**Records for the task:**

┌──

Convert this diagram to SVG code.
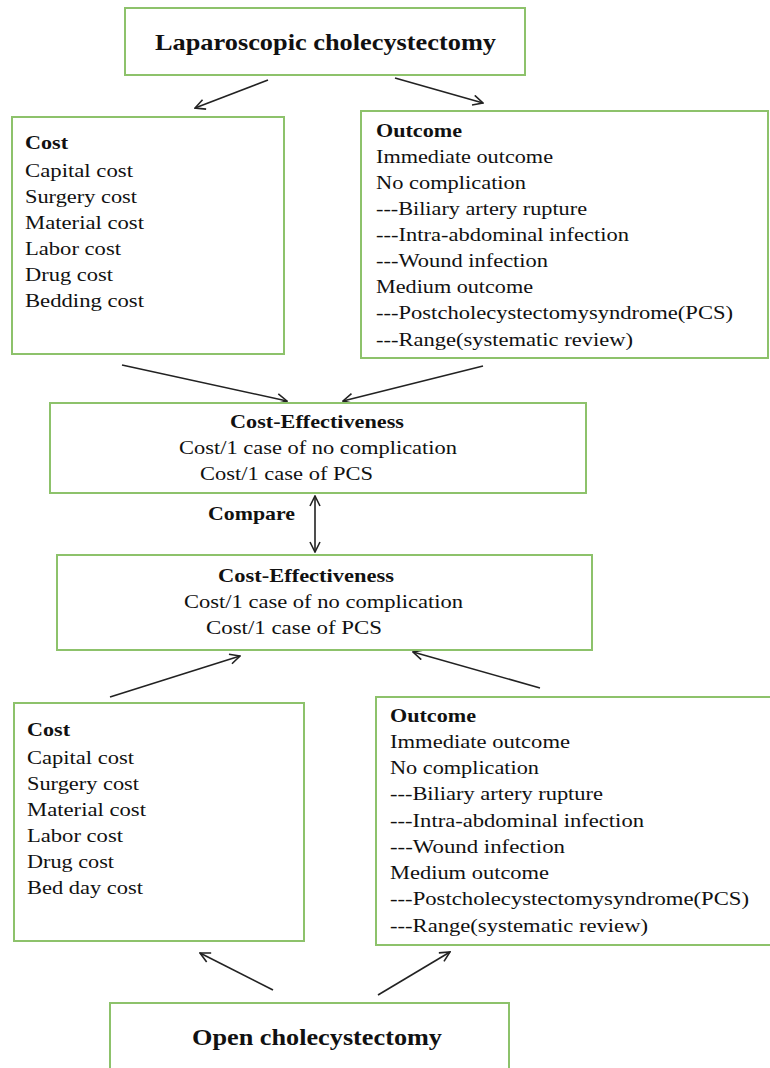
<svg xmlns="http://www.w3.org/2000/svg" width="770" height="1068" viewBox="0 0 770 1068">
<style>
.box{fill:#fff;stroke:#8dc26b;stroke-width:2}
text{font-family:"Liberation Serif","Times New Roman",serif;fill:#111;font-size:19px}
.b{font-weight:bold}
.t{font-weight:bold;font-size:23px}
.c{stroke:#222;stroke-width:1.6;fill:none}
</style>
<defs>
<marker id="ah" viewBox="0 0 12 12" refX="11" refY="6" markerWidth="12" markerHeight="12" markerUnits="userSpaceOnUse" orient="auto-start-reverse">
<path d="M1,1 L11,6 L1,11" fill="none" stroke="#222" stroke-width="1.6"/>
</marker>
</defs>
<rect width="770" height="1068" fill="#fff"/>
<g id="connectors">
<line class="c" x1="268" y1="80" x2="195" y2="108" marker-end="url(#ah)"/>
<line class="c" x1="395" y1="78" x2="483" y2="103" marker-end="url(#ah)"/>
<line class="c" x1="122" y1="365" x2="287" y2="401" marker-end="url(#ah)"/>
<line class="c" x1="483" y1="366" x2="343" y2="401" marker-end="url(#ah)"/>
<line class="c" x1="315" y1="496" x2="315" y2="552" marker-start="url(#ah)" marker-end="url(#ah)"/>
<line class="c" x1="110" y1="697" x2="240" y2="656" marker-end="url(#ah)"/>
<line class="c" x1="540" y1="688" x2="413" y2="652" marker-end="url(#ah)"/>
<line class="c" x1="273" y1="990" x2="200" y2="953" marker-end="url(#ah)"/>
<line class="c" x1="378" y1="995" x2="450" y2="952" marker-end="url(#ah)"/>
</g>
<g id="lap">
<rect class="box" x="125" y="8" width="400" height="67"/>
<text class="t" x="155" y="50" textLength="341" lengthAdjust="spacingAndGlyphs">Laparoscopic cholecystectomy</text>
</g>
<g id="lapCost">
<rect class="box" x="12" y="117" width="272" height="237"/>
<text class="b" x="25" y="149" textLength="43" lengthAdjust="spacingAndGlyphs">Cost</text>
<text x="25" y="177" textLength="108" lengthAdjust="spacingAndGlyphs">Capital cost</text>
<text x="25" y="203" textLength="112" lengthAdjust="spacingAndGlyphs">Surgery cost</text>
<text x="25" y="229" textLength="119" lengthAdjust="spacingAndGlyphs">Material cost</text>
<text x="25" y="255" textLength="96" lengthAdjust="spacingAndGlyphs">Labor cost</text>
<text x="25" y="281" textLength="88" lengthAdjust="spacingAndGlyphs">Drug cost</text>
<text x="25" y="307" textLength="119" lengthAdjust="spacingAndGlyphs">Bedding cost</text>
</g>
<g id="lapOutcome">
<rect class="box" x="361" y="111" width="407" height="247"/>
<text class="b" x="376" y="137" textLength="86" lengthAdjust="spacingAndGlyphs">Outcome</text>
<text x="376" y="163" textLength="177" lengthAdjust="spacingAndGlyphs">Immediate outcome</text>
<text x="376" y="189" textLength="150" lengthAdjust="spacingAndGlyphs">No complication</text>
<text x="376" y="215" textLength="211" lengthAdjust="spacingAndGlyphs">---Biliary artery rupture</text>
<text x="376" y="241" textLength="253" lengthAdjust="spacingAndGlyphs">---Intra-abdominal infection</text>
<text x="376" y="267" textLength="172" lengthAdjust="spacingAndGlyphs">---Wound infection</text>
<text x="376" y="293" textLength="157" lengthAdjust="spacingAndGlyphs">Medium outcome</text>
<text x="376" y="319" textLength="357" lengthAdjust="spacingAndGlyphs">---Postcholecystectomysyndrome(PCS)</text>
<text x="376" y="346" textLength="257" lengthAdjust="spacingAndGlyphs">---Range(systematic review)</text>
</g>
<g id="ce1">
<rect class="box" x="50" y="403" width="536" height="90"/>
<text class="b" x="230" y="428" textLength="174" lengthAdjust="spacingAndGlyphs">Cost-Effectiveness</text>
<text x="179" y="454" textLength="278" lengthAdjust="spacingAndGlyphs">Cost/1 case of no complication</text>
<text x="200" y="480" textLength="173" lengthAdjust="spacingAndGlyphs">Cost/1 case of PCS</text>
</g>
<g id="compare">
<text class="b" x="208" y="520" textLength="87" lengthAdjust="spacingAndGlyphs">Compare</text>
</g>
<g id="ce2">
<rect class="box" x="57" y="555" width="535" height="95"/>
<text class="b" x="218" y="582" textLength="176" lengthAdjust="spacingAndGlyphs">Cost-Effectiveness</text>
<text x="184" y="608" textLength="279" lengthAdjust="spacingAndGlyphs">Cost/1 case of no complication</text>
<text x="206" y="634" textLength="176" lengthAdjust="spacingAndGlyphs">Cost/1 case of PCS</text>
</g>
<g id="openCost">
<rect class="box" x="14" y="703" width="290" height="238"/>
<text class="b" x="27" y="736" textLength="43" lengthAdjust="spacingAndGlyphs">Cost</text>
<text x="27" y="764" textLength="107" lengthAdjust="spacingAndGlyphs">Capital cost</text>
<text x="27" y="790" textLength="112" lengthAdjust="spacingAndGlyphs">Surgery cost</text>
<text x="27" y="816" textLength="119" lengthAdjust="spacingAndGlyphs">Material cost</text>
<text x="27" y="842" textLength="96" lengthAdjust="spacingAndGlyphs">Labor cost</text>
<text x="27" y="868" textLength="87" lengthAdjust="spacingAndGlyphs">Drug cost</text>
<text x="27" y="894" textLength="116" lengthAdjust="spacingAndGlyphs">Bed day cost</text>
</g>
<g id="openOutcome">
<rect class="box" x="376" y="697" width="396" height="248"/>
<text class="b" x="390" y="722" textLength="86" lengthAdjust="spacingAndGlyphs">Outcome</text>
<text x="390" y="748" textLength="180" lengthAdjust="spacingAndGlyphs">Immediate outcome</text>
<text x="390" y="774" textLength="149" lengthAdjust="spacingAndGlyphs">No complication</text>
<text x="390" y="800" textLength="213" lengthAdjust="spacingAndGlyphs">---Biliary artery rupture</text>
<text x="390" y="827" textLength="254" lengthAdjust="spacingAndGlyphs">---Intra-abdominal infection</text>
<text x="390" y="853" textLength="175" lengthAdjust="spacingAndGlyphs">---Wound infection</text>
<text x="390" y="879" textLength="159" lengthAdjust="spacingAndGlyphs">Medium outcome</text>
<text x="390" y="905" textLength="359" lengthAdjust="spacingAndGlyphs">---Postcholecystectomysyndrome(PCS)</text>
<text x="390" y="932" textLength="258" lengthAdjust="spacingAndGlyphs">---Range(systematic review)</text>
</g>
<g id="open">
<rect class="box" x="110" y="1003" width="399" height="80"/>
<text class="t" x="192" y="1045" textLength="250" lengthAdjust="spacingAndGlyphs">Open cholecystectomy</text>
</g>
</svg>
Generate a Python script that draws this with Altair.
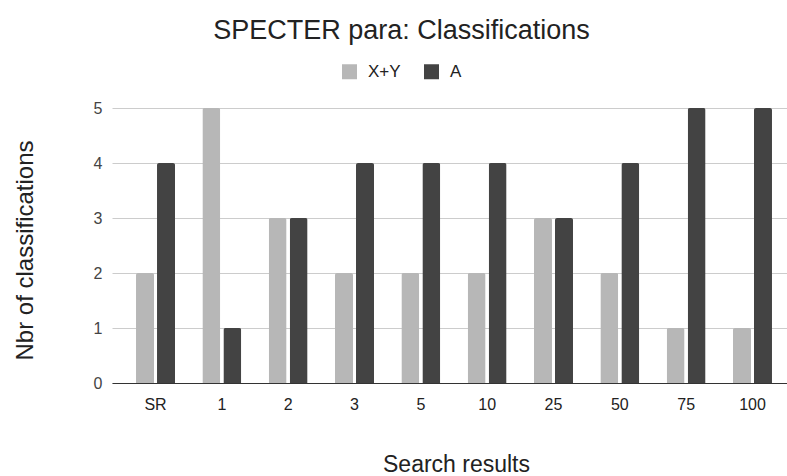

└──

Pictures are to be left out; repeat all the remaining data exactly.

Convert this diagram to SVG code.
<svg xmlns="http://www.w3.org/2000/svg" width="770" height="1068" viewBox="0 0 770 1068">
<style>
.box{fill:#fff;stroke:#8dc26b;stroke-width:2}
text{font-family:"Liberation Serif","Times New Roman",serif;fill:#111;font-size:19px}
.b{font-weight:bold}
.t{font-weight:bold;font-size:23px}
.c{stroke:#222;stroke-width:1.6;fill:none}
</style>
<defs>
<marker id="ah" viewBox="0 0 12 12" refX="11" refY="6" markerWidth="12" markerHeight="12" markerUnits="userSpaceOnUse" orient="auto-start-reverse">
<path d="M1,1 L11,6 L1,11" fill="none" stroke="#222" stroke-width="1.6"/>
</marker>
</defs>
<rect width="770" height="1068" fill="#fff"/>
<g id="connectors">
<line class="c" x1="268" y1="80" x2="195" y2="108" marker-end="url(#ah)"/>
<line class="c" x1="395" y1="78" x2="483" y2="103" marker-end="url(#ah)"/>
<line class="c" x1="122" y1="365" x2="287" y2="401" marker-end="url(#ah)"/>
<line class="c" x1="483" y1="366" x2="343" y2="401" marker-end="url(#ah)"/>
<line class="c" x1="315" y1="496" x2="315" y2="552" marker-start="url(#ah)" marker-end="url(#ah)"/>
<line class="c" x1="110" y1="697" x2="240" y2="656" marker-end="url(#ah)"/>
<line class="c" x1="540" y1="688" x2="413" y2="652" marker-end="url(#ah)"/>
<line class="c" x1="273" y1="990" x2="200" y2="953" marker-end="url(#ah)"/>
<line class="c" x1="378" y1="995" x2="450" y2="952" marker-end="url(#ah)"/>
</g>
<g id="lap">
<rect class="box" x="125" y="8" width="400" height="67"/>
<text class="t" x="155" y="50" textLength="341" lengthAdjust="spacingAndGlyphs">Laparoscopic cholecystectomy</text>
</g>
<g id="lapCost">
<rect class="box" x="12" y="117" width="272" height="237"/>
<text class="b" x="25" y="149" textLength="43" lengthAdjust="spacingAndGlyphs">Cost</text>
<text x="25" y="177" textLength="108" lengthAdjust="spacingAndGlyphs">Capital cost</text>
<text x="25" y="203" textLength="112" lengthAdjust="spacingAndGlyphs">Surgery cost</text>
<text x="25" y="229" textLength="119" lengthAdjust="spacingAndGlyphs">Material cost</text>
<text x="25" y="255" textLength="96" lengthAdjust="spacingAndGlyphs">Labor cost</text>
<text x="25" y="281" textLength="88" lengthAdjust="spacingAndGlyphs">Drug cost</text>
<text x="25" y="307" textLength="119" lengthAdjust="spacingAndGlyphs">Bedding cost</text>
</g>
<g id="lapOutcome">
<rect class="box" x="361" y="111" width="407" height="247"/>
<text class="b" x="376" y="137" textLength="86" lengthAdjust="spacingAndGlyphs">Outcome</text>
<text x="376" y="163" textLength="177" lengthAdjust="spacingAndGlyphs">Immediate outcome</text>
<text x="376" y="189" textLength="150" lengthAdjust="spacingAndGlyphs">No complication</text>
<text x="376" y="215" textLength="211" lengthAdjust="spacingAndGlyphs">---Biliary artery rupture</text>
<text x="376" y="241" textLength="253" lengthAdjust="spacingAndGlyphs">---Intra-abdominal infection</text>
<text x="376" y="267" textLength="172" lengthAdjust="spacingAndGlyphs">---Wound infection</text>
<text x="376" y="293" textLength="157" lengthAdjust="spacingAndGlyphs">Medium outcome</text>
<text x="376" y="319" textLength="357" lengthAdjust="spacingAndGlyphs">---Postcholecystectomysyndrome(PCS)</text>
<text x="376" y="346" textLength="257" lengthAdjust="spacingAndGlyphs">---Range(systematic review)</text>
</g>
<g id="ce1">
<rect class="box" x="50" y="403" width="536" height="90"/>
<text class="b" x="230" y="428" textLength="174" lengthAdjust="spacingAndGlyphs">Cost-Effectiveness</text>
<text x="179" y="454" textLength="278" lengthAdjust="spacingAndGlyphs">Cost/1 case of no complication</text>
<text x="200" y="480" textLength="173" lengthAdjust="spacingAndGlyphs">Cost/1 case of PCS</text>
</g>
<g id="compare">
<text class="b" x="208" y="520" textLength="87" lengthAdjust="spacingAndGlyphs">Compare</text>
</g>
<g id="ce2">
<rect class="box" x="57" y="555" width="535" height="95"/>
<text class="b" x="218" y="582" textLength="176" lengthAdjust="spacingAndGlyphs">Cost-Effectiveness</text>
<text x="184" y="608" textLength="279" lengthAdjust="spacingAndGlyphs">Cost/1 case of no complication</text>
<text x="206" y="634" textLength="176" lengthAdjust="spacingAndGlyphs">Cost/1 case of PCS</text>
</g>
<g id="openCost">
<rect class="box" x="14" y="703" width="290" height="238"/>
<text class="b" x="27" y="736" textLength="43" lengthAdjust="spacingAndGlyphs">Cost</text>
<text x="27" y="764" textLength="107" lengthAdjust="spacingAndGlyphs">Capital cost</text>
<text x="27" y="790" textLength="112" lengthAdjust="spacingAndGlyphs">Surgery cost</text>
<text x="27" y="816" textLength="119" lengthAdjust="spacingAndGlyphs">Material cost</text>
<text x="27" y="842" textLength="96" lengthAdjust="spacingAndGlyphs">Labor cost</text>
<text x="27" y="868" textLength="87" lengthAdjust="spacingAndGlyphs">Drug cost</text>
<text x="27" y="894" textLength="116" lengthAdjust="spacingAndGlyphs">Bed day cost</text>
</g>
<g id="openOutcome">
<rect class="box" x="376" y="697" width="396" height="248"/>
<text class="b" x="390" y="722" textLength="86" lengthAdjust="spacingAndGlyphs">Outcome</text>
<text x="390" y="748" textLength="180" lengthAdjust="spacingAndGlyphs">Immediate outcome</text>
<text x="390" y="774" textLength="149" lengthAdjust="spacingAndGlyphs">No complication</text>
<text x="390" y="800" textLength="213" lengthAdjust="spacingAndGlyphs">---Biliary artery rupture</text>
<text x="390" y="827" textLength="254" lengthAdjust="spacingAndGlyphs">---Intra-abdominal infection</text>
<text x="390" y="853" textLength="175" lengthAdjust="spacingAndGlyphs">---Wound infection</text>
<text x="390" y="879" textLength="159" lengthAdjust="spacingAndGlyphs">Medium outcome</text>
<text x="390" y="905" textLength="359" lengthAdjust="spacingAndGlyphs">---Postcholecystectomysyndrome(PCS)</text>
<text x="390" y="932" textLength="258" lengthAdjust="spacingAndGlyphs">---Range(systematic review)</text>
</g>
<g id="open">
<rect class="box" x="110" y="1003" width="399" height="80"/>
<text class="t" x="192" y="1045" textLength="250" lengthAdjust="spacingAndGlyphs">Open cholecystectomy</text>
</g>
</svg>
Generate a Python script that draws this with Altair.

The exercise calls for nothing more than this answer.